Homelessness causes illnesses and makes existing mental and physical illnesses worse, leading to expensive treatment and medical services. Permanent supportive housing improves physical and mental health, which reduces the need for these services, particularly expensive inpatient mental health care and hospitalization.
Permanent supportive housing helps tenants increase their incomes, work more, get arrested less, make more progress toward recovery, and become more active and productive members of their communities.
New York, NY
In New York City, each unit of permanent supportive housing saved $16,282 per year in public costs for shelter, health care, mental health, and criminal justice. The savings alone offset nearly all of the $17,277 cost of the supportive housing.
The Denver Housing First Collaborative targets people who have been homeless for long periods of time, many of whom live on the streets, and moves them into permanent housing. The program reduced the public cost of services (health, mental health, substance abuse, shelter, and incarceration) by $15,773 per person per year, more than offsetting the $13,400 annual cost of the supportive housing.

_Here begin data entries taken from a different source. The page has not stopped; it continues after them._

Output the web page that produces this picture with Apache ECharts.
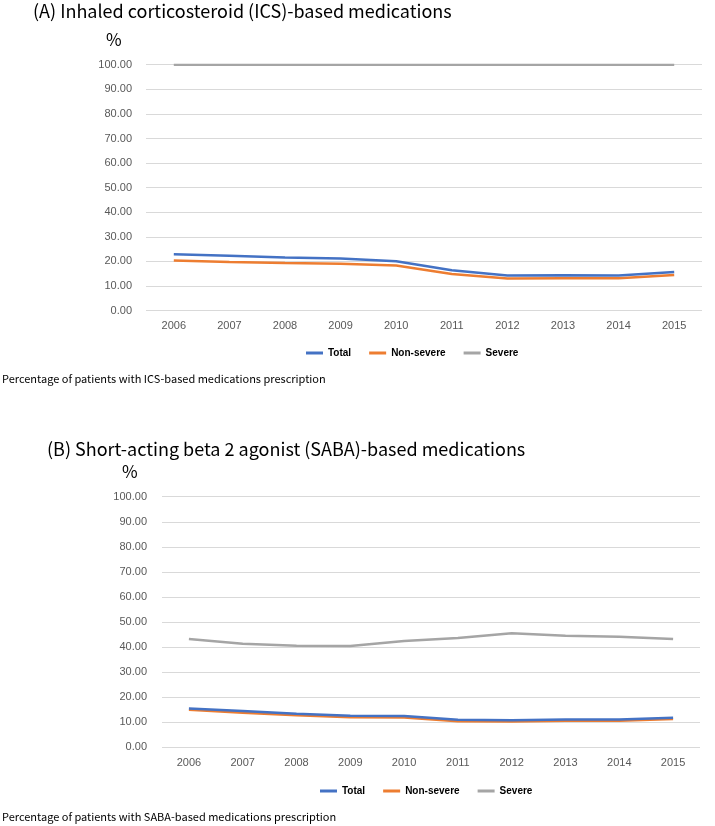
<!DOCTYPE html>
<html>
<head>
<meta charset="utf-8">
<style>html,body{margin:0;padding:0;background:#fff;}#c{width:715px;height:826px;}</style>
<script src="https://cdn.jsdelivr.net/npm/echarts@6/dist/echarts.min.js"></script>
</head>
<body>
<div id="c"></div>
<script>
const years = ['2006','2007','2008','2009','2010','2011','2012','2013','2014','2015'];
const seriesNames = ['Total','Non-severe','Severe'];
const icsTotal     = [22.9, 22.3, 21.6, 21.2, 20.1, 16.4, 14.3, 14.4, 14.3, 15.7];
const icsNonSevere = [20.4, 19.8, 19.4, 19.1, 18.3, 14.9, 13.1, 13.2, 13.2, 14.5];
const icsSevere    = [100, 100, 100, 100, 100, 100, 100, 100, 100, 100];
const sabaTotal     = [15.5, 14.5, 13.4, 12.6, 12.5, 11.0, 10.8, 11.1, 11.1, 11.8];
const sabaNonSevere = [15.0, 13.8, 12.8, 12.0, 11.9, 10.4, 10.3, 10.6, 10.6, 11.3];
const sabaSevere    = [43.2, 41.3, 40.5, 40.4, 42.4, 43.6, 45.5, 44.5, 44.1, 43.2];
const yTicks = [0,10,20,30,40,50,60,70,80,90,100];

const colors = ['#4472C4','#ED7D31','#A5A5A5'];
const titleFont = '"Noto Sans CJK KR", "Noto Sans", sans-serif';
const axisFont = '"Liberation Sans", Arial, sans-serif';

const chart = echarts.init(document.getElementById('c'), null, {renderer:'canvas'});

function yAxis(gi, margin){
  return {
    gridIndex: gi, type:'value', min: yTicks[0], max: yTicks[yTicks.length-1], interval: yTicks[1]-yTicks[0],
    axisLine:{show:false}, axisTick:{show:false},
    splitLine:{lineStyle:{color:'#D9D9D9', width:1}},
    axisLabel:{formatter: v => v.toFixed(2), color:'#595959', fontSize:11, fontFamily:axisFont, margin: margin}
  };
}
function xAxis(gi){
  return {
    gridIndex: gi, type:'category', data: years, boundaryGap:true,
    axisLine:{show:false}, axisTick:{show:false},
    axisLabel:{color:'#595959', fontSize:11, fontFamily:axisFont, margin:10}
  };
}
function line(name, data, gi, ci){
  return {name, type:'line', data, xAxisIndex:gi, yAxisIndex:gi, symbol:'none', smooth:false,
    lineStyle:{color:colors[ci], width:2.5}, itemStyle:{color:colors[ci]}, z: 3 - ci + 2};
}
function legend(left, top){
  return {data: seriesNames, left, top, icon:'rect', itemWidth:17, itemHeight:3, itemGap:18,
    textStyle:{fontSize:10, fontWeight:'bold', color:'#000', fontFamily:axisFont}};
}
function txt(x, y, text, size, color){
  return {type:'text', x, y, style:{text, fill:color||'#000', font: size+'px '+titleFont, align:'left', verticalAlign:'middle'}};
}

chart.setOption({
  animation:false,
  grid:[
    {left:146, right:13, top:64.7, bottom:515.4, containLabel:false},
    {left:162, right:15, top:496.7, bottom:78.7, containLabel:false}
  ],
  xAxis:[xAxis(0), xAxis(1)],
  yAxis:[yAxis(0,14), yAxis(1,15)],
  legend:[legend(301, 343), legend(315, 781)],
  series:[
    line('Severe', icsSevere, 0, 2),
    line('Non-severe', icsNonSevere, 0, 1),
    line('Total', icsTotal, 0, 0),
    line('Severe', sabaSevere, 1, 2),
    line('Non-severe', sabaNonSevere, 1, 1),
    line('Total', sabaTotal, 1, 0)
  ],
  graphic:[
    txt(33, 11, '(A) Inhaled corticosteroid (ICS)-based medications', 18),
    txt(106, 40, '%', 17),
    txt(2, 379, 'Percentage of patients with ICS-based medications prescription', 11),
    txt(47, 449, '(B) Short-acting beta 2 agonist (SABA)-based medications', 18),
    txt(122, 472, '%', 17),
    txt(2, 817, 'Percentage of patients with SABA-based medications prescription', 11)
  ]
});
</script>
</body>
</html>
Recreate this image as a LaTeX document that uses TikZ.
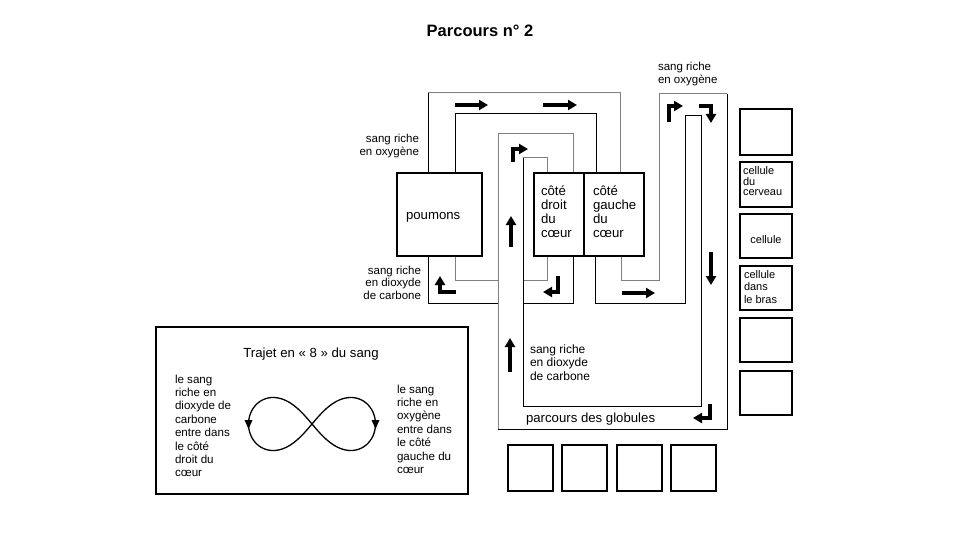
\documentclass[tikz,border=0pt]{standalone}
\usepackage{fontspec}
\setmainfont{Liberation Sans}
\usetikzlibrary{arrows.meta}
\begin{document}
\begin{tikzpicture}[x=1pt,y=-1pt,
  wallk/.style={draw=black, line width=1pt},
  wallg/.style={draw=black!50, line width=1pt},
  organ/.style={draw=black, line width=2pt, anchor=north west, inner sep=0pt, outer sep=0pt},
  cellbox/.style={draw=black, line width=1.6pt, anchor=north west, inner sep=0pt, outer sep=0pt},
  fat/.style={line width=3.2pt, line join=miter, -{Triangle[length=9pt,width=10pt]}},
  lbl/.style={inner sep=0pt, outer sep=0pt},
  side/.style={lbl, font=\fontsize{11.5}{12.5}\selectfont},
  mid/.style={lbl, font=\fontsize{13.2}{14}\selectfont},
  small/.style={lbl, font=\fontsize{11}{10.5}\selectfont},
  note/.style={lbl, font=\fontsize{11.6}{13.4}\selectfont},
]
\useasboundingbox (0,0) rectangle (960,540);
\fill[white] (0,0) rectangle (960,540);

% title
\node[lbl, anchor=base, font=\fontsize{16.5}{18}\selectfont\bfseries] (title) at (480,37) {Parcours n° 2};

% lung circuit walls
\draw[wallk] (428,173) -- (428,93);
\draw[wallg] (428,93) -- (620,93) -- (620,173);
\draw[wallk] (455,173) -- (455,114) -- (596,114) -- (596,173);
\draw[wallg] (547,256) -- (547,280) -- (523,280);
\draw[wallg] (498,280) -- (455,280) -- (455,256);
\draw[wallk] (573,256) -- (573,303) -- (523,303);
\draw[wallk] (498,303) -- (428,303) -- (428,256);

% systemic circuit walls
\draw[wallg] (621,256) -- (621,280) -- (659,280) -- (659,94) -- (727,94);
\draw[wallk] (727,94) -- (727,429) -- (498,429);
\draw[wallg] (498,429) -- (498,134) -- (573,134) -- (573,173);
\draw[wallk] (595,256) -- (595,303) -- (685,303) -- (685,116) -- (701,116) -- (701,406) -- (523,406) -- (523,158);
\draw[wallg] (523,158) -- (547,158) -- (547,173);

% organs
\node[organ, minimum width=85pt, minimum height=83pt] (poumons) at (397,173) {};
\node[organ, minimum width=50pt, minimum height=83pt] (droit) at (534,173) {};
\node[organ, minimum width=60pt, minimum height=83pt] (gauche) at (584,173) {};

\node[mid, anchor=base west] (tpoumons) at (406,219) {poumons};
\node[mid, anchor=base west, align=left] (tdroit) at (541,237) {côté\\droit\\du\\cœur};
\node[mid, anchor=base west, align=left] (tgauche) at (593,237) {côté\\gauche\\du\\cœur};

% labels
\node[side, anchor=base east, align=right] (oxyL) at (419,155.5) {sang riche\\en oxygène};
\node[side, anchor=base east, align=right] (co2L) at (421,299) {sang riche\\en dioxyde\\de carbone};
\node[side, anchor=base west, align=left] (oxyR) at (658,83.5) {sang riche\\en oxygène};
\node[lbl, font=\fontsize{12}{13.5}\selectfont, anchor=base west, align=left] (co2M) at (530,380) {sang riche\\en dioxyde\\de carbone};
\node[mid, anchor=base west] (globules) at (526,422) {parcours des globules};

% flow arrows
\draw[fat] (455,105) -- (488,105);
\draw[fat] (543,105) -- (577,105);
\draw[fat] (513,162) -- (513,149) -- (528,149);
\draw[fat] (511,247) -- (511,216);
\draw[fat] (510,372) -- (510,338);
\draw[fat] (558,276) -- (558,292) -- (543,292);
\draw[fat] (456,292) -- (440,292) -- (440,276);
\draw[fat] (622,293) -- (655,293);
\draw[fat] (711,252) -- (711,285);
\draw[fat] (669,122) -- (669,106) -- (683,106);
\draw[fat] (699,106) -- (711,106) -- (711,123);
\draw[fat] (710,404) -- (710,418) -- (693,418);

% cells on the right
\node[cellbox, minimum width=52pt, minimum height=46pt] (c1) at (740,109) {};
\node[cellbox, minimum width=52pt, minimum height=45pt] (c2) at (740,162) {};
\node[cellbox, minimum width=52pt, minimum height=44pt] (c3) at (740,214) {};
\node[cellbox, minimum width=52pt, minimum height=44pt] (c4) at (740,266) {};
\node[cellbox, minimum width=52pt, minimum height=44pt] (c5) at (740,318) {};
\node[cellbox, minimum width=52pt, minimum height=44pt] (c6) at (740,371) {};
\node[small, anchor=base west, align=left] (tc2) at (743,196) {cellule\\du\\cerveau};
\node[small, anchor=base] (tc3) at (766,243) {cellule};
\node[lbl, font=\fontsize{11}{12.8}\selectfont, anchor=base west, align=left] (tc4) at (744,303.6) {cellule\\dans\\le bras};

% cells at the bottom
\node[cellbox, minimum width=45pt, minimum height=46pt] (b1) at (508,445) {};
\node[cellbox, minimum width=45pt, minimum height=46pt] (b2) at (562,445) {};
\node[cellbox, minimum width=45pt, minimum height=46pt] (b3) at (617,445) {};
\node[cellbox, minimum width=45pt, minimum height=46pt] (b4) at (671,445) {};

% figure-eight box
\node[cellbox, line width=1.5pt, minimum width=312pt, minimum height=167pt] (eightbox) at (156,327) {};
\node[mid, anchor=base] (ttrajet) at (311,357) {Trajet en « 8 » du sang};
\node[note, anchor=base west, align=left] (tleft) at (175,476.8) {le sang\\riche en\\dioxyde de\\carbone\\entre dans\\le côté\\droit du\\cœur};
\node[note, anchor=base west, align=left] (tright) at (397,473.4) {le sang\\riche en\\oxygène\\entre dans\\le côté\\gauche du\\cœur};
\draw[line width=1.3pt] plot[domain=0:360, samples=150, smooth]
  ({312+63.5*cos(\x)/(1+sin(\x)*sin(\x))}, {424+75*sin(\x)*cos(\x)/(1+sin(\x)*sin(\x))});
\fill (244.5,420) -- (252.5,420) -- (248.5,429) -- cycle;
\fill (371.5,420) -- (379.5,420) -- (375.5,429) -- cycle;
\end{tikzpicture}
\end{document}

Portland’s Community Engagement Program provides housing and intensive services to homeless individuals with mental illness and addictions. The program reduced the cost of health care and incarcerations from $42,075 to $17,199. The investment in services and housing during the first year of enrollment was averaged to approximately $9,870. This represents a 35.7% ($15,006 per person) annual cost saving for the first year following enrollment in CEP.